The ruling BJP and the Congress are literally leaving no stone unturned to win the crucial battle of Bastar with Chhattisgarh as the big prize.
While Congress chief Sonia Gandhi addressed a rally in Kondgaon district on Thursday, her son and party vice president Rahul Gandhi spoke to the voters in Rajnandgaon and Kanker districts on Friday.
Both the Gandhis attacked the Raman Singh government in the state for its failure to prevent the May 25 Maoist attack on Congress leaders in Jhiramghati in the Bastar region when a Congress convoy was returning from a public rally and accused him of "shedding crocodile tears" over the incident.
And realising that the going may not be smooth for it this time, the Bharatiya Janata Party (BJP) deployed its poster boy and prime ministerial candidate for the 2014 national polls, Narendra Modi, who campaigned in the Jagdalpur, Kanker and Dhoregaon areas Thursday.
Polling will be held in the first phase Nov 11 for 12 seats in the tribal majority Bastar region and six seats in neighbouring Rajnandgaon, both under Maoist influence. Polling for the remaining 72 seats is slated for Nov 19. The results will be out Dec 8.
The Bastar region, the most backward in the state, is crucial for forming the government in the state. The BJP was able to come to power in 2008 on the strength of its sweep in the Bastar region, taking 11 out of the 12 seats.
The Congress, which got just one seat in 2008, is confident it will reverse the situation this time and form the government.
"We will win eight seats in the Bastar region. We are ahead in two more seats," Congress state unit chief Charan Das Mahant told IANS.
According to B.K. Hari Prasad, general secretary in charge of the state, the swing in favour of the Congress is coming partly due to the sympathy factor after the May 25 Maoist attack in which the party's entire frontline leadership was wiped out and partly due to the poor performance of the BJP government.
"There is no development in the state. People are fed up with corruption in the government. The tribals have been taking note of all this and are coming back to us," Hari Prasad told IANS.
The Congress, he said, is giving a tough fight to the BJP in other parts of the state also where polling will be held on Nov 19.
Although the BJP tried to sound confident, it agreed that this is not going to be an easy election for the ruling party.

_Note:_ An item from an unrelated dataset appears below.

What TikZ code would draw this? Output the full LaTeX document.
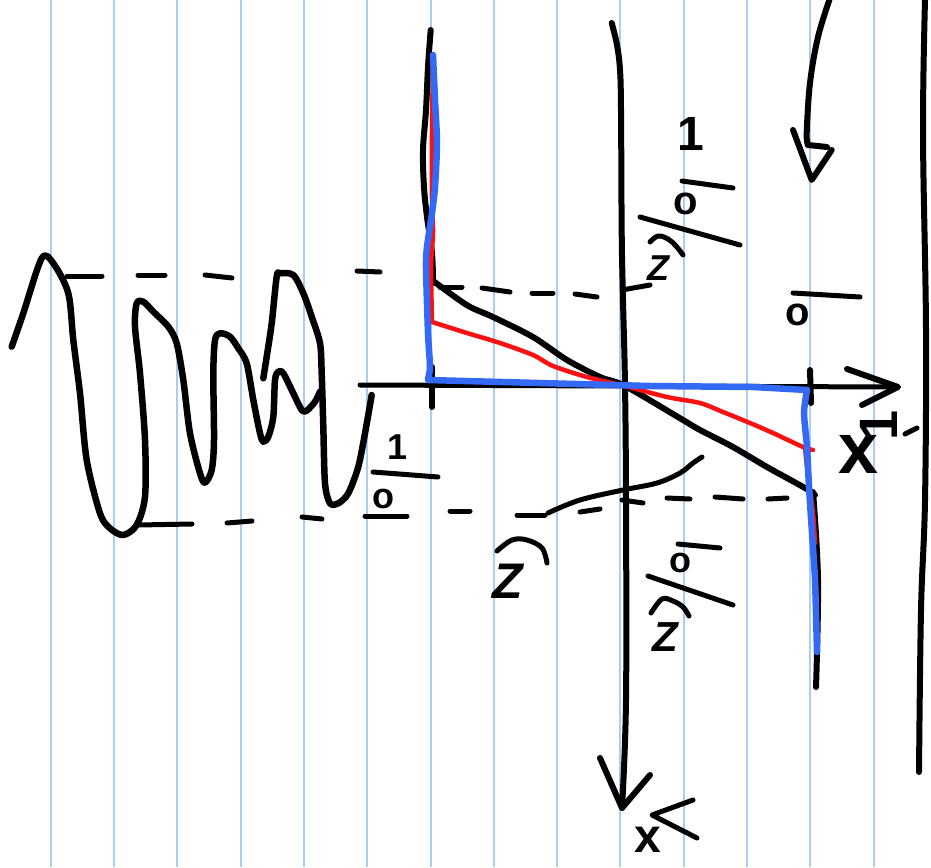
\documentclass[tikz,border=0pt]{standalone}
\usepackage{fontspec}
\newfontfamily\hand{Liberation Sans}
\newcommand\handsize[1]{\fontsize{#1}{#1}\selectfont}
\definecolor{paper}{RGB}{168,206,248}
\definecolor{penblue}{RGB}{52,105,245}
\definecolor{penred}{RGB}{250,18,18}
\begin{document}
\begin{tikzpicture}[x=1pt,y=-1pt,
  ink/.style={draw=black, line width=6pt, line cap=round, line join=round},
  thinink/.style={draw=black, line width=5pt, line cap=round, line join=round},
  rule/.style={draw=paper, line width=2pt},
  dashseg/.style={draw=black, line width=5pt, line cap=round},
  redpen/.style={draw=penred, line width=4.5pt, line cap=round, line join=round},
  bluepen/.style={draw=penblue, line width=6.5pt, line cap=round, line join=round},
  lab/.style={font=\hand\bfseries, inner sep=0pt, text=black}]
\useasboundingbox (0,0) rectangle (931,867);
\fill[white] (0,0) rectangle (931,867);
% paper rules
\foreach \k in {0,...,13} \draw[rule] ({50.7+63.3*\k},0) -- ({50.7+63.3*\k},867);

% signal wave
\draw[ink, line width=6.5pt] plot[smooth, tension=0.5] coordinates {
 (11.7,346.7) (23.3,313.3) (41.7,258.3) (53.3,263.3) (68.3,293.3) (73.3,340)
 (80,393.3) (86.7,460) (100,513.3) (110,528.3) (123.3,535) (136.7,525) (145,496.7)
 (145,440) (140,373.3) (135,326.7) (136.7,303.3) (143.3,301.7) (153.3,311.7)
 (168.3,326.7) (176.7,343.3) (183.3,380) (190,433.3) (200,473.3) (205,482.7)
 (211.7,470) (214,440) (213.3,373.3) (215,340) (220,333.3) (230,336.7) (238.3,348.3)
 (246.7,363.3) (253.3,400) (260,433.3) (263.3,441.7) (268.3,436.7) (273.3,416.7)
 (275,380) (278.3,371.7) (283.3,373.3) (293.3,393.3) (301.7,410) (306.7,410.7)
 (315,401.7) (320,391.7)};
\draw[ink, line width=6.5pt] plot[smooth, tension=0.5] coordinates {
 (263.3,378.3) (266.7,356.7) (271.7,323.3) (276.7,276.7) (280,273.3) (293.3,275)
 (303.3,293.3) (311.7,316.7) (320,343.3) (321.7,373.3) (323.3,426.7) (325,483.3)
 (330,503.3) (338.3,503.3) (348.3,493.3) (358.3,466.7) (365,433.3) (371.7,395)};

% dashed levels
\foreach \xa/\ya/\xb/\yb in {67/276/102/276, 138/275/165/275, 205/275/232/278,
  357/271/380/272, 440/287/462/287, 482/288/510/292, 532/293/553/293,
  575/294/597/297, 622/290/650/285}
  \draw[dashseg] (\xa,\ya) -- (\xb,\yb);
\foreach \xa/\ya/\xb/\yb in {138/525/192/524, 227/523/252/521, 302/517/322/519,
  365/516/407/516, 450/511/470/511, 517/515/545/515, 580/512/600/509,
  622/500/643/503, 667/498/690/499, 715/497/743/499, 768/499/787/498}
  \draw[dashseg] (\xa,\ya) -- (\xb,\yb);

% horizontal axis with arrow
\draw[thinink] (360,385) -- (625,386) -- (898,387);
\draw[ink] (847,369) -- (898,387) -- (862,405);

% vertical axis with arrow
\draw[ink] plot[smooth, tension=0.6] coordinates {(611.7,23) (617,45) (620,70) (621,110)
  (621.7,233) (623,300) (625,385) (626,500) (626,700) (622,808)};
\draw[ink] (600,758) -- (622,808) -- (650,775);

% left bound
\draw[ink] plot[smooth, tension=0.6] coordinates {(430.7,30) (428,67) (426,110) (423,150)
  (424,187) (427,217) (432,253) (433,283)};
\draw[ink] (432,367) -- (432,407);
% right bound
\draw[ink] (810,370) -- (811,403);
\draw[ink] plot[smooth, tension=0.6] coordinates {(813,492) (818,580) (816,687)};

% far right line
\draw[ink] plot[smooth, tension=0.6] coordinates {(925,0) (923,133) (926,330) (925,500)
  (921,610) (919,772)};

% top right arrow
\draw[ink] plot[smooth, tension=0.6] coordinates {(830,-2) (818,37) (810,83) (806.7,133) (808,145)};
\draw[ink] (793,130) -- (811.7,180) -- (831.7,150);
\draw[ink] (808,145) -- (827,147);

% black linear characteristic
\draw[ink] plot[smooth, tension=0.5] coordinates {(432,280) (466.7,305) (493,317)
  (533,337) (567,360) (600,377) (625,386) (683,420) (700,430) (733,447) (767,467)
  (805,488) (815,495)};

% curved stroke near lower level
\draw[thinink] plot[smooth, tension=0.6] coordinates {(548,513) (580,500) (623,490)
  (657,483) (680,473) (693,463) (702,457)};

% red characteristic
\draw[redpen] plot[smooth, tension=0.4] coordinates {(433,60) (432,133) (432,200)
  (433,233) (431,267) (432,321)};
\draw[redpen] plot[smooth, tension=0.5] coordinates {(432,322) (467,333) (500,343)
  (533,355) (553,366) (587,377) (625,386) (667,397) (700,403) (723,412) (750,423)
  (773,433) (803,447) (813,450)};
\draw[redpen] plot[smooth, tension=0.5] coordinates {(805,447) (807,467) (813,513) (815,543)};

% blue characteristic
\draw[bluepen] plot[smooth, tension=0.4] coordinates {(433,55) (435,100) (437,143)
  (435,187) (432,213) (427,247) (426,267) (428,333) (430,367) (428,379)};
\draw[bluepen] (428,380) -- (650,386) -- (753,387) -- (807,390);
\draw[bluepen] plot[smooth, tension=0.4] coordinates {(807,390) (804,413) (807,447)
  (809,487) (812,533) (815,580) (817,652)};

% labels: top group
\node[lab] (onetop) at (691,134) {\handsize{48}1};
\draw[thinink] (682,181) -- (733,188);
\node[lab] (otop) at (686,204) {\handsize{40}o};
\draw[thinink] (640,217) -- (740,245);
\draw[thinink] plot[smooth, tension=0.6] coordinates {(650,242) (658,236) (668,239) (676,246) (683,255)};
\node[lab] (ztop) at (658,268) {\handsize{36}\itshape Z};

% right zero
\draw[dashseg] (793,293) -- (860,297);
\node[lab] (ozero) at (798,315) {\handsize{40}o};

% left group
\node[lab] (oneleft) at (398,447) {\handsize{36}1};
\draw[thinink] (373,472) -- (438,477);
\node[lab] (oleft) at (383,499) {\handsize{36}o};

% lower-left group
\draw[thinink] plot[smooth, tension=0.6] coordinates {(497,551) (512,540) (527,540) (542,548) (547,563)};
\node[lab] (zleft) at (508,581) {\handsize{50}\itshape Z};

% lower group
\draw[thinink] (678,544) -- (720,548);
\node[lab] (obot) at (680,563) {\handsize{36}o};
\draw[thinink] (648,576) -- (733,605);
\draw[thinink] plot[smooth, tension=0.6] coordinates {(651,613) (662,599) (673,601) (683,607) (689,616)};
\node[lab] (zbot) at (665,637) {\handsize{42}\itshape Z};

% axis labels
\node[lab] (xone) at (859,454) {\handsize{72}x};
\node[lab, rotate=90] (subone) at (879,425) {\handsize{54}1};
\draw[thinink] (905,434) -- (917,428);
\node[lab] (xbot) at (648,840) {\handsize{48}x};
\draw[thinink] (693,800) -- (652,815) -- (697,838);
\end{tikzpicture}
\end{document}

"This is not an easy election for us," Tourism and PWD Minister Brij Mohan Aggarwal told IANS. "But we will form the government," he asserted.
BJP sources agreed they may not win all the 11 seats in Bastar this time and the party may end up with only half the 2008 tally.
Aggarwal said the BJP may lose a few seats in the Bastar region but will be compensated by the Rajnandgaon area, the stronghold of chief minister Raman Singh.
Rubbishing the Congress charges, Aggarwal said, "there was a lot of development challenges in the state which was created only 13 years ago."